▶ [Directions for this task] Could the lines from the start of the data through the line with "import plotly.graph_objects as go" be set down exactly, with no pictures among them?

———

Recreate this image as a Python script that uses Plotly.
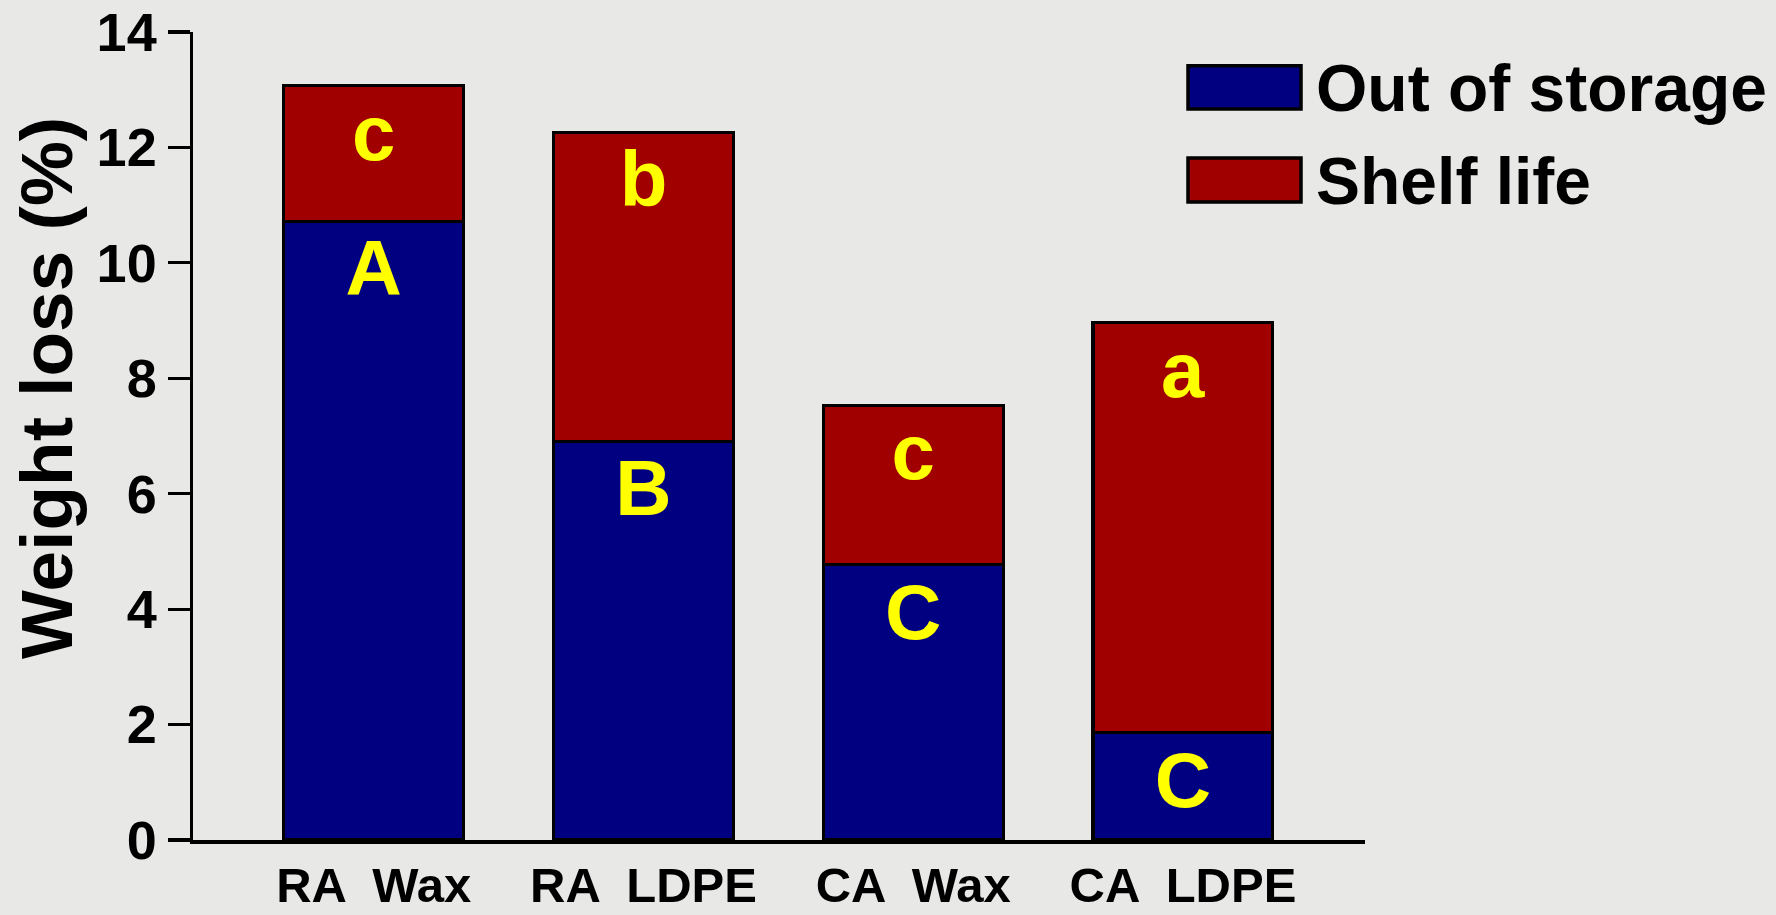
import plotly.graph_objects as go

# ---- data ----
categories = ["RA  Wax", "RA  LDPE", "CA  Wax", "CA  LDPE"]
series_names = ["Out of storage", "Shelf life"]
out_of_storage = [10.72, 6.91, 4.77, 1.86]
shelf_life = [2.35, 5.35, 2.76, 7.10]
out_letters = ["A", "B", "C", "C"]
shelf_letters = ["c", "b", "c", "a"]
y_ticks = [0, 2, 4, 6, 8, 10, 12, 14]
y_title = "Weight loss (%)"

# ---- styling / layout ----
W, H = 1776, 915
ML, MR, MT, MB = 193, 411, 32, 75
PW, PH = W - ML - MR, H - MT - MB
BG = "#e8e8e6"
BLUE = "#000080"
RED = "#a00000"
YELLOW = "#ffff00"
FONT = "Liberation Sans, Arial, sans-serif"


def px_x(p):
    return (p - ML) / PW


def px_y(p):
    return (H - MB - p) / PH


fig = go.Figure()
fig.add_trace(go.Bar(
    x=categories, y=out_of_storage, name=series_names[0],
    marker=dict(color=BLUE, line=dict(color="black", width=3.2)),
    text=out_letters, textposition="inside", insidetextanchor="end",
    textangle=0, constraintext="none",
    textfont=dict(family=FONT, size=78, color=YELLOW, weight="bold"),
    hoverinfo="skip",
))
fig.add_trace(go.Bar(
    x=categories, y=shelf_life, name=series_names[1],
    marker=dict(color=RED, line=dict(color="black", width=3.2)),
    text=shelf_letters, textposition="inside", insidetextanchor="end",
    textangle=0, constraintext="none",
    textfont=dict(family=FONT, size=78, color=YELLOW, weight="bold"),
    hoverinfo="skip",
))

# custom legend (large swatches like the reference)
legend_rows = [(65.7, 109.0, BLUE), (158.0, 202.0, RED)]
annotations = []
shapes = []
for name, (top, bot, col) in zip(series_names, legend_rows):
    shapes.append(dict(
        type="rect", xref="paper", yref="paper",
        x0=px_x(1188), x1=px_x(1301), y0=px_y(bot), y1=px_y(top),
        fillcolor=col, line=dict(color="black", width=3.5), layer="above",
    ))
    annotations.append(dict(
        text=name, xref="paper", yref="paper",
        x=px_x(1314), y=px_y((top + bot) / 2 + 1), xanchor="left", yanchor="middle",
        showarrow=False, font=dict(family=FONT, size=66, color="black", weight="bold"),
    ))

# y-axis title
annotations.append(dict(
    text=y_title, xref="paper", yref="paper",
    x=px_x(47), y=px_y(388), xanchor="center", yanchor="middle",
    textangle=-90, showarrow=False,
    font=dict(family=FONT, size=73, color="black", weight="bold"),
))

fig.update_layout(
    width=W, height=H,
    margin=dict(l=ML, r=MR, t=MT, b=MB, pad=0, autoexpand=False),
    barmode="stack", bargap=0.333,
    paper_bgcolor=BG, plot_bgcolor=BG,
    showlegend=False,
    annotations=annotations, shapes=shapes,
    font=dict(family=FONT, color="black"),
)
fig.update_xaxes(
    type="category", range=[-0.67, 3.675], automargin=False,
    showline=True, linecolor="black", linewidth=3.5,
    showgrid=False, zeroline=False,
    ticks="", ticklen=0,
    tickfont=dict(family=FONT, size=49, color="black", weight="bold"),
)
fig.update_yaxes(
    range=[0, 14], tickvals=y_ticks, automargin=False,
    showline=True, linecolor="black", linewidth=3.5,
    showgrid=False, zeroline=False,
    ticks="outside", ticklen=22, tickwidth=3.2, tickcolor="black",
    tickfont=dict(family=FONT, size=54, color="black", weight="bold"),
)

fig.write_html(
    "out.html",
    config=dict(displayModeBar=False, staticPlot=True),
    post_script="document.body.style.margin='0';document.body.style.overflow='hidden';document.body.style.background='" + BG + "';",
)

———

▶ [Response for this exercise]
Recreate this image as a Python script that uses Plotly.
import plotly.graph_objects as go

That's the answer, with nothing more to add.